I think the atheist must have a comeback, but in the end . . . what cannot be disputed is that innate desire in every human heart to be satisfied, to be fulfilled. Why? I’m thinking it’s because that desire was placed there by God, to be satisfied by God, who is supernatural.

Glory be to the Father, to the Son, and to the Holy Spirit,

who was in the beginning, is now, and ever shall be. 

Amen.

A Farm to Love

When I stepped into the barn, my eyes began to sting—but it was not from that pungent, earthy smell known to animals, but from that unshakable thing in me that loves the lifestyle that dances with creation. A farm. My heart squeezed when I saw the gray-and-white cat, and I might have cried with happiness were children not gathered about me. Silly me, yes? But, oh, how I love you, cat. And I would sit with you in the straw, sheep and goats, if I were not wearing a dress. May I stroke your silken neck, dear cow? Chickens, I love you less than the others, but I will admit that your clucking and ruffling feathers is something like music (to my ears anyhow).

A farm to love. Milk from a Jersey cow, speckled brown eggs from hens, vegetables from the garden, berries from the woods. A rope swing in the barn, a rocking chair beneath the eaves, a braided rug on creaky walnut-stained floorboards. Ay yi yi, I have the horse, but not the pasture; the blue-and-white dishes, but not the cupboards; the will, but not the means. And so my little place in the country remains a little getaway in my mind.

Not Made for Tea

Is it strange that something in me is a little sad that I no longer must spurn tea, now that Lent is over? Perhaps less strange upon some reflection.

Why do we fast in the first place? It is to sever attachments to other gods, yes, but the heart of fasting is to become more attached to God himself. How is this accomplished by giving up tea, coffee, chocolate, or whatever else? When we sacrifice, we suffer, and when we suffer, we seek consolation. Deprivation craves satiation. When you cannot turn to tea, you must turn to something else, you must turn inward, inward to God.
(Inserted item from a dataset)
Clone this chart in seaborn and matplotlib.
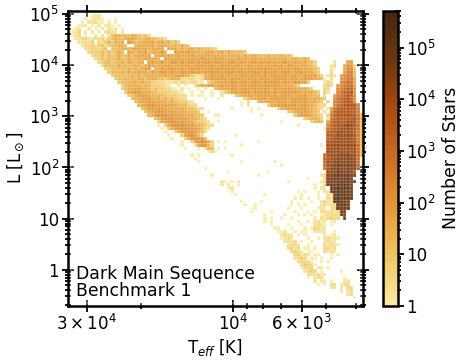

And I think that explains my sadness—because during Lent my soul drew closer to its Maker. Under His wing, against His breast, I am warm—as I should be always. Which leads me to the point that sacrifices must, absolutely must, extend beyond Lent, or a soul will not draw nearer the Lord. Lent, as a friend told me, is a detox, a time to cleanse one’s system from toxins—afterward you must begin a lifestyle that is “healthy”, otherwise detoxing is without lasting purpose. Sacrifice—suffering—is not optional for the Christian if we wish to be healthy in spirit. Without sacrifice, there is no sanctity. Without sanctity, who are we but of the world? And we were not made for this world but for the next.

I was not made for tea but for Truth.